You either have the option now (after being a senior tester or during) to become a lead tester or an automation tester. If you are feeling technical, and would like to excel in this area, you can pursue a software development engineer in test (SDET) or automation testing role. It does take around five years to be skilled and trained prior to becoming an automation tester, though expect to be always learning as the field evolves over time.
An automation tester’s role consists of various things from designing and writing automation scripts, to understanding and creating test frameworks. Test automation is all about best practices and seeing if the developers in the team can provide the right support. Bear the cost benefits in mind when automating features too. However, if it’s not as valuable when it comes to understanding if a test scenario is worth automating, I would say park that feature and focus on manually testing it instead.
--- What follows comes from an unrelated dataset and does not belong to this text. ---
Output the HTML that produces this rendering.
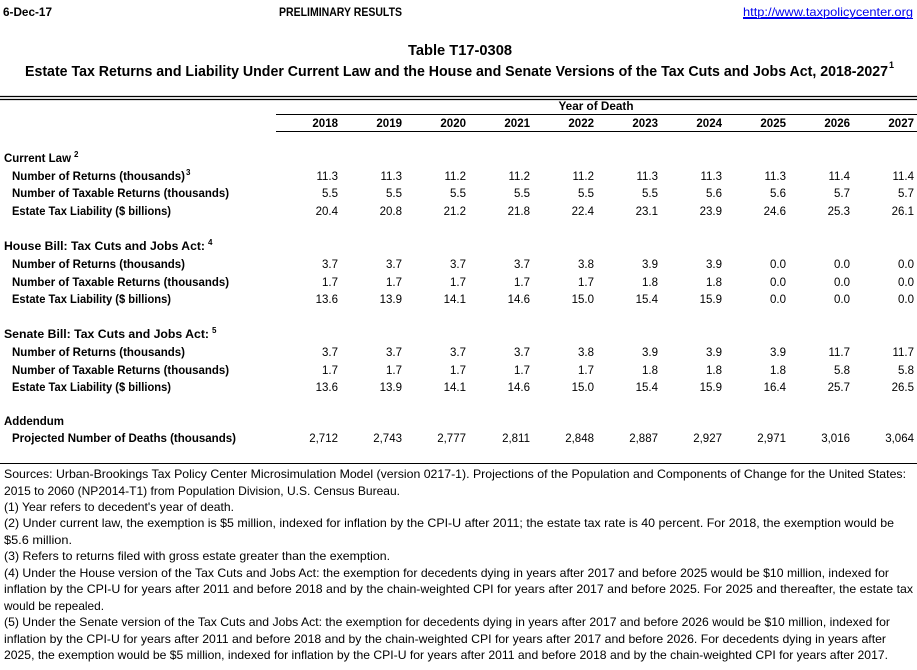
<!DOCTYPE html>
<html><head><meta charset="utf-8"><style>
html,body{margin:0;padding:0;background:#fff;}
svg{display:block;font-family:"Liberation Sans",sans-serif;}
.b{font-weight:bold;font-size:11.5px;fill:#000;}
.n{font-size:11.5px;fill:#000;text-anchor:end;}
.f{font-size:12px;fill:#000;}
.s{font-size:8px;font-weight:bold;}
</style></head><body>
<svg width="917" height="670" viewBox="0 0 917 670" xmlns="http://www.w3.org/2000/svg">
<text class="b" x="3" y="16" textLength="49" lengthAdjust="spacingAndGlyphs">6-Dec-17</text>
<text class="b" x="279" y="16" textLength="123" lengthAdjust="spacingAndGlyphs">PRELIMINARY RESULTS</text>
<text x="743" y="16" font-size="12" fill="#0000ee" text-decoration="underline" textLength="170" lengthAdjust="spacingAndGlyphs">http://www.taxpolicycenter.org</text>
<line x1="743" y1="18.5" x2="913" y2="18.5" stroke="#0000ee" stroke-width="1"/>
<text x="460" y="55" font-size="15" font-weight="bold" text-anchor="middle" textLength="104" lengthAdjust="spacingAndGlyphs">Table T17-0308</text>
<text x="25" y="76" font-size="14.5" font-weight="bold" textLength="863" lengthAdjust="spacingAndGlyphs">Estate Tax Returns and Liability Under Current Law and the House and Senate Versions of the Tax Cuts and Jobs Act, 2018-2027</text>
<text x="889" y="68" font-size="9" font-weight="bold">1</text>
<line x1="0" y1="96.5" x2="917" y2="96.5" stroke="#000" stroke-width="1.2"/>
<line x1="0" y1="99.5" x2="917" y2="99.5" stroke="#000" stroke-width="1.2"/>
<text class="b" x="596" y="110" text-anchor="middle" textLength="75" lengthAdjust="spacingAndGlyphs">Year of Death</text>
<line x1="276" y1="114.5" x2="917" y2="114.5" stroke="#000" stroke-width="1"/>
<g class="b" text-anchor="end">
<text x="338" y="127">2018</text><text x="402" y="127">2019</text><text x="466" y="127">2020</text><text x="530" y="127">2021</text><text x="594" y="127">2022</text><text x="658" y="127">2023</text><text x="722" y="127">2024</text><text x="786" y="127">2025</text><text x="850" y="127">2026</text><text x="914" y="127">2027</text>
</g>
<line x1="276" y1="131.5" x2="917" y2="131.5" stroke="#000" stroke-width="1"/>

<text class="b" x="4" y="162" textLength="67" lengthAdjust="spacingAndGlyphs">Current Law</text><text class="s" x="74" y="157">2</text>
<text class="b" x="12" y="180" textLength="173" lengthAdjust="spacingAndGlyphs">Number of Returns (thousands)</text><text class="s" x="186" y="175">3</text>
<text class="b" x="12" y="197" textLength="217" lengthAdjust="spacingAndGlyphs">Number of Taxable Returns (thousands)</text>
<text class="b" x="12" y="215" textLength="159" lengthAdjust="spacingAndGlyphs">Estate Tax Liability ($ billions)</text>

<text class="b" x="4" y="250" textLength="201" lengthAdjust="spacingAndGlyphs">House Bill: Tax Cuts and Jobs Act:</text><text class="s" x="208" y="245">4</text>
<text class="b" x="12" y="268" textLength="173" lengthAdjust="spacingAndGlyphs">Number of Returns (thousands)</text>
<text class="b" x="12" y="286" textLength="217" lengthAdjust="spacingAndGlyphs">Number of Taxable Returns (thousands)</text>
<text class="b" x="12" y="303" textLength="159" lengthAdjust="spacingAndGlyphs">Estate Tax Liability ($ billions)</text>

<text class="b" x="4" y="338" textLength="205" lengthAdjust="spacingAndGlyphs">Senate Bill: Tax Cuts and Jobs Act:</text><text class="s" x="212" y="333">5</text>
<text class="b" x="12" y="356" textLength="173" lengthAdjust="spacingAndGlyphs">Number of Returns (thousands)</text>
<text class="b" x="12" y="374" textLength="217" lengthAdjust="spacingAndGlyphs">Number of Taxable Returns (thousands)</text>
<text class="b" x="12" y="391" textLength="159" lengthAdjust="spacingAndGlyphs">Estate Tax Liability ($ billions)</text>

<text class="b" x="4" y="425" textLength="60" lengthAdjust="spacingAndGlyphs">Addendum</text>
<text class="b" x="12" y="442" textLength="224" lengthAdjust="spacingAndGlyphs">Projected Number of Deaths (thousands)</text>

<g class="n">
<g transform="translate(0,180)"><text x="338">11.3</text><text x="402">11.3</text><text x="466">11.2</text><text x="530">11.2</text><text x="594">11.2</text><text x="658">11.3</text><text x="722">11.3</text><text x="786">11.3</text><text x="850">11.4</text><text x="914">11.4</text></g>
<g transform="translate(0,197)"><text x="338">5.5</text><text x="402">5.5</text><text x="466">5.5</text><text x="530">5.5</text><text x="594">5.5</text><text x="658">5.5</text><text x="722">5.6</text><text x="786">5.6</text><text x="850">5.7</text><text x="914">5.7</text></g>
<g transform="translate(0,215)"><text x="338">20.4</text><text x="402">20.8</text><text x="466">21.2</text><text x="530">21.8</text><text x="594">22.4</text><text x="658">23.1</text><text x="722">23.9</text><text x="786">24.6</text><text x="850">25.3</text><text x="914">26.1</text></g>
<g transform="translate(0,268)"><text x="338">3.7</text><text x="402">3.7</text><text x="466">3.7</text><text x="530">3.7</text><text x="594">3.8</text><text x="658">3.9</text><text x="722">3.9</text><text x="786">0.0</text><text x="850">0.0</text><text x="914">0.0</text></g>
<g transform="translate(0,286)"><text x="338">1.7</text><text x="402">1.7</text><text x="466">1.7</text><text x="530">1.7</text><text x="594">1.7</text><text x="658">1.8</text><text x="722">1.8</text><text x="786">0.0</text><text x="850">0.0</text><text x="914">0.0</text></g>
<g transform="translate(0,303)"><text x="338">13.6</text><text x="402">13.9</text><text x="466">14.1</text><text x="530">14.6</text><text x="594">15.0</text><text x="658">15.4</text><text x="722">15.9</text><text x="786">0.0</text><text x="850">0.0</text><text x="914">0.0</text></g>
<g transform="translate(0,356)"><text x="338">3.7</text><text x="402">3.7</text><text x="466">3.7</text><text x="530">3.7</text><text x="594">3.8</text><text x="658">3.9</text><text x="722">3.9</text><text x="786">3.9</text><text x="850">11.7</text><text x="914">11.7</text></g>
<g transform="translate(0,374)"><text x="338">1.7</text><text x="402">1.7</text><text x="466">1.7</text><text x="530">1.7</text><text x="594">1.7</text><text x="658">1.8</text><text x="722">1.8</text><text x="786">1.8</text><text x="850">5.8</text><text x="914">5.8</text></g>
<g transform="translate(0,391)"><text x="338">13.6</text><text x="402">13.9</text><text x="466">14.1</text><text x="530">14.6</text><text x="594">15.0</text><text x="658">15.4</text><text x="722">15.9</text><text x="786">16.4</text><text x="850">25.7</text><text x="914">26.5</text></g>
<g transform="translate(0,442)"><text x="338">2,712</text><text x="402">2,743</text><text x="466">2,777</text><text x="530">2,811</text><text x="594">2,848</text><text x="658">2,887</text><text x="722">2,927</text><text x="786">2,971</text><text x="850">3,016</text><text x="914">3,064</text></g>
</g>

<line x1="0" y1="463.5" x2="917" y2="463.5" stroke="#000" stroke-width="1"/>
<g class="f">
<text x="4" y="478" textLength="902" lengthAdjust="spacingAndGlyphs">Sources: Urban-Brookings Tax Policy Center Microsimulation Model (version 0217-1). Projections of the Population and Components of Change for the United States:</text>
<text x="4" y="495" textLength="396" lengthAdjust="spacingAndGlyphs">2015 to 2060 (NP2014-T1) from Population Division, U.S. Census Bureau.</text>
<text x="4" y="511" textLength="230" lengthAdjust="spacingAndGlyphs">(1) Year refers to decedent's year of death.</text>
<text x="4" y="527" textLength="890" lengthAdjust="spacingAndGlyphs">(2) Under current law, the exemption is $5 million, indexed for inflation by the CPI-U after 2011; the estate tax rate is 40 percent. For 2018, the exemption would be</text>
<text x="4" y="544" textLength="68" lengthAdjust="spacingAndGlyphs">$5.6 million.</text>
<text x="4" y="560" textLength="386" lengthAdjust="spacingAndGlyphs">(3) Refers to returns filed with gross estate greater than the exemption.</text>
<text x="4" y="577" textLength="885" lengthAdjust="spacingAndGlyphs">(4) Under the House version of the Tax Cuts and Jobs Act: the exemption for decedents dying in years after 2017 and before 2025 would be $10 million, indexed for</text>
<text x="4" y="593" textLength="909" lengthAdjust="spacingAndGlyphs">inflation by the CPI-U for years after 2011 and before 2018 and by the chain-weighted CPI for years after 2017 and before 2025. For 2025 and thereafter, the estate tax</text>
<text x="4" y="610" textLength="100" lengthAdjust="spacingAndGlyphs">would be repealed.</text>
<text x="4" y="626" textLength="886" lengthAdjust="spacingAndGlyphs">(5) Under the Senate version of the Tax Cuts and Jobs Act: the exemption for decedents dying in years after 2017 and before 2026 would be $10 million, indexed for</text>
<text x="4" y="643" textLength="882" lengthAdjust="spacingAndGlyphs">inflation by the CPI-U for years after 2011 and before 2018 and by the chain-weighted CPI for years after 2017 and before 2026. For decedents dying in years after</text>
<text x="4" y="659" textLength="884" lengthAdjust="spacingAndGlyphs">2025, the exemption would be $5 million, indexed for inflation by the CPI-U for years after 2011 and before 2018 and by the chain-weighted CPI for years after 2017.</text>
</g>
</svg>
</body></html>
You can learn from your experience and go by the feature’s criticality, legality, reusability, and return on investment (ROI).
At this stage, expect to start investigating problems in the software as a result of your testing and automation exercises. Furthermore, you will want to make an automation suite that is refactored and not using unnecessary code.
Your interpersonal skills will keep growing and so will your technical skills. You will need attention to detail and an analytical mindset to be in this role. You can challenge teams just as well! Remember to work with your team and demo all the automation work and pipelines you are creating. If you see interest from other testers or developers, welcome their ideas and way of improving the test suite too.
Being a software tester has great opportunities. You get to learn about various domain details of a system as well as plan how to test what can be tested.
The direction of your career is entirely dependent on your personal interests. A technical role may be that which suits you best, or perhaps something more business-related (maybe even a mix of both).
Remember that every tester does not have to follow the process highlighted above. Some firms have a flat hierarchy and some have a more traditional one. Therefore, your path can be as you see apt. It is all about the journey you decide to embark on, but remember to upskill and share your knowledge as you go.